During my visit to the Foundation, I learn that women farmers are in the center of their seed conservation efforts due to their gendered roles as the primary seedkeepers in India.  The Foundation began its work with five women farmers and a handful of indigenous seeds. “When we began talking to the farmers, we realized that traditional varieties of seeds had almost disappeared. Without seeds what we were attempting to do would be a non-starter,” notes Dr. Vanaja Ramprasad, founder and a seed conservationist.
The Foundation believes that women farmers also hold the key to preserving the biodiversity of the crops and their knowledge systems of seed saving and mixed and natural farming are vast, which need to be documented and promoted.  Dr. Vanaja shares an example of an elderly woman farmer, who identified nearly 80 varieties of greens in her field, as well as their uses for medicinal and nutrition needs. “Her knowledge was phenomenal,” she says. “When it comes to food security, women play a key role in identifying food that is available. In lean seasons, they trek to the nearby forests, and they are able to identify roots and tubers for their food requirements and medicinal plants.”
Dr. Vanaja Ramprasad, founder of the GREEN Foundation
Dr. Vanaja Ramprasad, founder of the GREEN Foundation

 

This intimate knowledge of women, believes Dr. Ramprasad is often undermined by the scientific community and biotechnology companies who promote agro-technologies, which might not be appropriate for rural communities, and especially for the economically disadvantaged farmers. Dr. Ramprasad shares that some of the greens on the farms, which poor farmers in India subsist on during lean periods, might be considered as weeds by some agro-companies, which are eliminated by herbicides.

The Foundation programs promote the conservation of agro-biodiversity, ecological farming practices, seed conservation and creation of community-managed seed banks.   Seed conservation has been in the center of the programmatic efforts of the Foundation. Their research and analysis showed that India’s Green Revolution in the 1960s eroded the diversity of indigenous seeds with the introduction of the high yielding varieties of seeds and pervasive use of chemical fertilizers and pesticides.  As farmers moved away from the practice of saving and exchanging seeds with their neighbors and families to buying the HYV seeds from the market, their own indigenous knowledge systems related to farming and seed saving became slowly irrelevant in the face of industrial agriculture.

 Gene bank of indigenous seeds set up by the GREEN Foundation
Gene bank of indigenous seeds set up by the GREEN Foundation

 

“India is a land that had over 100,000 varieties of rice,” she says, but now only a few popular varieties are sold in urban markets.
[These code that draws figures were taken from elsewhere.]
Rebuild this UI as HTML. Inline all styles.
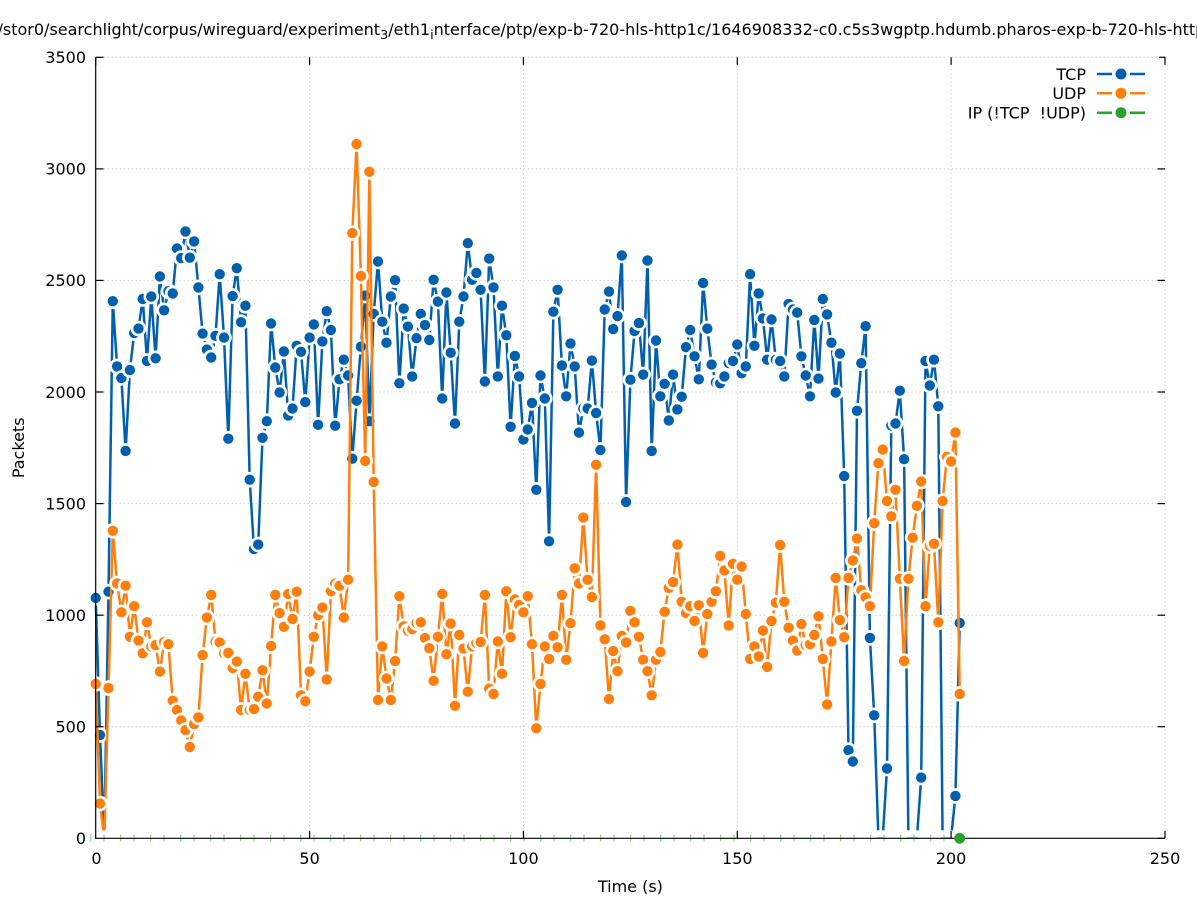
<!DOCTYPE html>
<html>
<head>
<meta charset="utf-8">
<style>
  html,body{margin:0;padding:0;background:#fff;}
  body{width:1197px;height:900px;overflow:hidden;}
  svg{display:block;font-family:"DejaVu Sans","Liberation Sans",sans-serif;}
  text{fill:#000;}
</style>
</head>
<body>
<svg id="chart" width="1197" height="900" viewBox="0 0 1197 900">
  <defs>
    <clipPath id="pc"><rect x="0" y="0" width="1197" height="838.3"/></clipPath>
    <clipPath id="pc2"><rect x="0" y="0" width="1197" height="837.4"/></clipPath>
  </defs>
  <rect x="0" y="0" width="1197" height="900" fill="#fff"/>

  <!-- Title -->
  <text x="-2.5" y="35" font-size="16" xml:space="preserve">/stor0/searchlight/corpus/wireguard/experiment<tspan font-size="12.8" dy="4">3</tspan><tspan dy="-4">/eth1</tspan><tspan font-size="12.8" dy="4">i</tspan><tspan dy="-4">nterface/ptp/exp-b-720-hls-http1c/1646908332-c0.c5s3wgptp.hdumb.pharos-exp-b-720-hls-http1c</tspan></text>

  <!-- grid -->
  <g stroke="#bdbdbd" stroke-width="1" stroke-dasharray="1 3" fill="none">
    <line x1="95.7" y1="726.7" x2="1165" y2="726.7"/>
    <line x1="95.7" y1="615.2" x2="1165" y2="615.2"/>
    <line x1="95.7" y1="503.6" x2="1165" y2="503.6"/>
    <line x1="95.7" y1="392.0" x2="1165" y2="392.0"/>
    <line x1="95.7" y1="280.4" x2="1165" y2="280.4"/>
    <line x1="95.7" y1="168.9" x2="1165" y2="168.9"/>
    <line x1="95.7" y1="57.3" x2="1165" y2="57.3"/>
    <line x1="309.6" y1="57.3" x2="309.6" y2="838.3"/>
    <line x1="523.4" y1="57.3" x2="523.4" y2="838.3"/>
    <line x1="737.3" y1="57.3" x2="737.3" y2="838.3"/>
    <line x1="951.1" y1="57.3" x2="951.1" y2="838.3"/>
    <line x1="1165" y1="57.3" x2="1165" y2="838.3"/>
  </g>

  <!-- data -->
  <g id="data"></g>

  <!-- axes + ticks -->
  <g stroke="#000" stroke-width="1.2" fill="none">
    <line x1="95.7" y1="57.3" x2="95.7" y2="838.3"/>
    <line x1="95.1" y1="838.3" x2="1165" y2="838.3"/>
    <!-- left ticks -->
    <line x1="95.7" y1="726.7" x2="103.5" y2="726.7"/>
    <line x1="95.7" y1="615.2" x2="103.5" y2="615.2"/>
    <line x1="95.7" y1="503.6" x2="103.5" y2="503.6"/>
    <line x1="95.7" y1="392.0" x2="103.5" y2="392.0"/>
    <line x1="95.7" y1="280.4" x2="103.5" y2="280.4"/>
    <line x1="95.7" y1="168.9" x2="103.5" y2="168.9"/>
    <line x1="95.7" y1="57.3" x2="103.5" y2="57.3"/>
    <!-- right mirror ticks -->
    <line x1="1165" y1="838.3" x2="1157.5" y2="838.3"/>
    <line x1="1165" y1="726.7" x2="1157.5" y2="726.7"/>
    <line x1="1165" y1="615.2" x2="1157.5" y2="615.2"/>
    <line x1="1165" y1="503.6" x2="1157.5" y2="503.6"/>
    <line x1="1165" y1="392.0" x2="1157.5" y2="392.0"/>
    <line x1="1165" y1="280.4" x2="1157.5" y2="280.4"/>
    <line x1="1165" y1="168.9" x2="1157.5" y2="168.9"/>
    <line x1="1159" y1="57.3" x2="1165" y2="57.3"/>
    <!-- bottom ticks -->
    <line x1="309.6" y1="838.3" x2="309.6" y2="830.8"/>
    <line x1="523.4" y1="838.3" x2="523.4" y2="830.8"/>
    <line x1="737.3" y1="838.3" x2="737.3" y2="830.8"/>
    <line x1="951.1" y1="838.3" x2="951.1" y2="830.8"/>
    <line x1="1165" y1="838.3" x2="1165" y2="830.8"/>
    <!-- top mirror ticks -->
    <line x1="95.7" y1="57.3" x2="95.7" y2="64.8"/>
    <line x1="309.6" y1="57.3" x2="309.6" y2="64.8"/>
    <line x1="523.4" y1="57.3" x2="523.4" y2="64.8"/>
    <line x1="737.3" y1="57.3" x2="737.3" y2="64.8"/>
    <line x1="951.1" y1="57.3" x2="951.1" y2="64.8"/>
    <line x1="1165" y1="56.7" x2="1165" y2="64.8"/>
  </g>

  <!-- green marker on top -->
  <g id="green"></g>

  <!-- y tick labels -->
  <g font-size="16" text-anchor="end">
    <text x="86" y="844">0</text>
    <text x="86" y="732.5">500</text>
    <text x="86" y="621">1000</text>
    <text x="86" y="509.4">1500</text>
    <text x="86" y="397.8">2000</text>
    <text x="86" y="286.2">2500</text>
    <text x="86" y="174.7">3000</text>
    <text x="86" y="63.1">3500</text>
  </g>
  <!-- x tick labels -->
  <g font-size="16" text-anchor="middle">
    <text x="96.5" y="864">0</text>
    <text x="309.6" y="864">50</text>
    <text x="523.4" y="864">100</text>
    <text x="737.3" y="864">150</text>
    <text x="951.1" y="864">200</text>
    <text x="1165" y="864">250</text>
  </g>

  <!-- axis labels -->
  <text x="630.4" y="892" font-size="16" text-anchor="middle">Time (s)</text>
  <text transform="translate(24,447.8) rotate(-90)" font-size="16" text-anchor="middle">Packets</text>

  <!-- legend -->
  <g font-size="16" text-anchor="end">
    <text x="1086" y="79.8">TCP</text>
    <text x="1086" y="99.1">UDP</text>
    <text x="1086" y="118.5" xml:space="preserve">IP (!TCP&#160;&#160;!UDP)</text>
  </g>
  <g stroke-width="2.5">
    <line x1="1097" y1="74" x2="1145" y2="74" stroke="#0060ad"/>
    <line x1="1097" y1="93.3" x2="1145" y2="93.3" stroke="#ff7f0e"/>
    <line x1="1097" y1="112.7" x2="1145" y2="112.7" stroke="#2ca02c"/>
  </g>
  <g>
    <circle cx="1121" cy="74" r="9" fill="#fff"/>
    <circle cx="1121" cy="74" r="5.5" fill="#0060ad"/>
    <circle cx="1121" cy="93.3" r="9" fill="#fff"/>
    <circle cx="1121" cy="93.3" r="5.5" fill="#ff7f0e"/>
    <circle cx="1121" cy="112.7" r="9" fill="#fff"/>
    <circle cx="1121" cy="112.7" r="5.5" fill="#2ca02c"/>
  </g>
</svg>

<script>
(function(){
  var tcp=[1077,463,0,1105,2407,2115,2063,1736,2098,2264,
  2284,2417,2139,2428,2151,2518,2366,2452,2442,2643,
  2600,2720,2602,2675,2469,2262,2190,2155,2252,2528,
  2244,1791,2430,2555,2313,2387,1607,1296,1316,1795,
  1869,2307,2110,1998,2182,1895,1926,2207,2180,1955,
  2244,2303,1853,2227,2362,2278,1849,2057,2145,2074,
  1701,1961,2203,2432,1869,2350,2585,2315,2221,2428,
  2501,2039,2374,2293,2070,2241,2350,2300,2233,2503,
  2405,1971,2446,2176,1859,2315,2428,2667,2503,2534,
  2458,2047,2598,2469,2070,2387,2254,1844,2162,2070,
  1787,1832,1951,1562,2074,1971,1331,2360,2458,2119,
  1981,2217,2115,1818,1926,1926,2141,1906,1740,2370,
  2450,2282,2340,2612,1507,2055,2274,2309,2078,2590,
  1736,2231,1981,2037,1873,2078,1922,1979,2201,2278,
  2160,2057,2489,2284,2123,2043,2039,2070,2130,2139,
  2213,2084,2115,2528,2207,2442,2330,2145,2325,2145,
  2139,2070,2395,2370,2356,2160,2074,1981,2323,2060,
  2417,2348,2221,1998,2172,1623,395,344,1916,2129,
  2295,898,551,0,0,313,1850,1859,2006,1699,
  0,0,0,272,2139,2029,2145,1936,0,0,
  0,190,965];
  var udp=[692,156,0,673,1378,1142,1013,1132,903,1040,
  886,829,968,860,866,747,880,870,616,575,
  528,485,409,512,542,821,989,1091,882,878,
  829,831,763,792,575,737,575,579,634,753,
  604,862,1091,1009,948,1095,983,1105,641,614,
  747,903,1000,1034,712,1107,1142,1132,989,1159,
  2712,3111,2520,1691,2987,1597,620,860,716,620,
  794,1085,950,930,938,965,968,897,852,706,
  903,1095,825,962,594,911,850,657,860,875,
  880,1091,671,647,882,737,1107,901,1070,1046,
  1013,1085,870,493,692,860,804,907,856,1091,
  800,964,1210,1142,1437,1159,1081,1674,954,892,
  624,839,749,907,878,1019,968,903,800,749,
  641,800,835,1015,1122,1148,1316,1060,1009,1040,
  974,1044,831,1005,1060,1107,1265,1200,954,1230,
  1159,1218,1005,804,860,815,931,768,974,1056,
  1314,1060,944,886,841,960,866,870,911,995,
  804,600,882,1167,978,901,1167,1245,1343,1112,
  1080,1040,1412,1681,1742,1511,1443,1562,1163,794,
  1163,1347,1490,1599,1040,1310,1320,968,1511,1709,
  1689,1818,647];

  function X(t){return 95.7+4.2772*t;}
  function Y(v){return 838.3-v*0.223143;}

  function series(d,col){
    var pts=[];
    for(var i=0;i<d.length;i++){pts.push(X(i).toFixed(1)+','+Y(d[i]).toFixed(1));}
    var s='<polyline points="'+pts.join(' ')+'" fill="none" stroke="'+col+'" stroke-width="2.5" stroke-linejoin="round" stroke-linecap="round" clip-path="url(#pc)"/>';
    for(var j=0;j<d.length;j++){
      var x=X(j).toFixed(1), y=Y(d[j]).toFixed(1);
      if(d[j]===0){
        s+='<circle cx="'+x+'" cy="'+y+'" r="8" fill="#fff" clip-path="url(#pc2)"/>';
      } else {
        s+='<circle cx="'+x+'" cy="'+y+'" r="7.8" fill="#fff"/>';
        s+='<circle cx="'+x+'" cy="'+y+'" r="5.2" fill="'+col+'"/>';
      }
    }
    return s;
  }

  var html='';
  html+=series(tcp,'#0060ad');
  html+=series(udp,'#ff7f0e');
  // faint green tick marks along the zero line
  var g='';
  for(var k=0;k<30;k++){
    var a=90.7+30*k, b=104+30*k;
    if(a<958) g+='<rect x="'+(a-0.6).toFixed(1)+'" y="834.5" width="1.2" height="7" fill="#8fd08f"/>';
    if(b<958) g+='<rect x="'+(b-0.6).toFixed(1)+'" y="834.5" width="1.2" height="7" fill="#8fd08f"/>';
  }
  html+=g;
  document.getElementById('data').innerHTML=html;

  var gx=X(202).toFixed(1), gy=Y(0).toFixed(1);
  document.getElementById('green').innerHTML=
    '<circle cx="'+gx+'" cy="'+gy+'" r="5.4" fill="#2ca02c"/>';
})();
</script>
</body>
</html>
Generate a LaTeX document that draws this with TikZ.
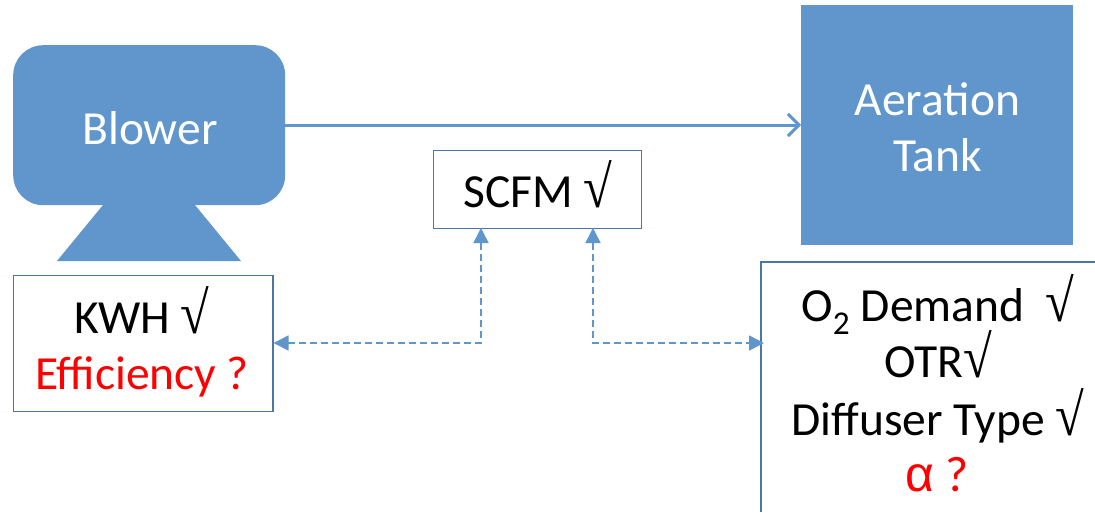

The Green Revolution also focused on intensive cultivation of rice and wheat and ignored other indigenous varieties of crops, like millets–considered to be a vital source of nutrition in rural India.  The Foundation encourages women farmers to save indigenous varieties of millets, which are ideal crops to grow in arid and semi-arid areas as some varieties are drought-resistant and require little water for irrigation, compared to rice and other cash crops. As small-scale and marginalized women farmers largely depend on the rain for their irrigation needs, millets are an important source of food security in areas where recurring droughts or dwindling and unreliable rainfall cause stress among farmers.

“In many ways, we have to rekindle the pride that the farmers have in their traditional farming systems,” says K. P Suresh, Associate Director of the Foundation. He believes that the traditional role women play in seed selection, seed conservation, and seed treatment to prevent the crop from developing unhealthy, are critical and need to be documented and promoted.  Seeds also symbolize the cultural heritage of communities across India, and they are an integral part of many rituals, ceremonies and festivals.  And seed conservationists, like Dr. Ramprasad, affirm that the practice of seed saving has been a cornerstone of farming traditions that made agriculture, itself, a way of life.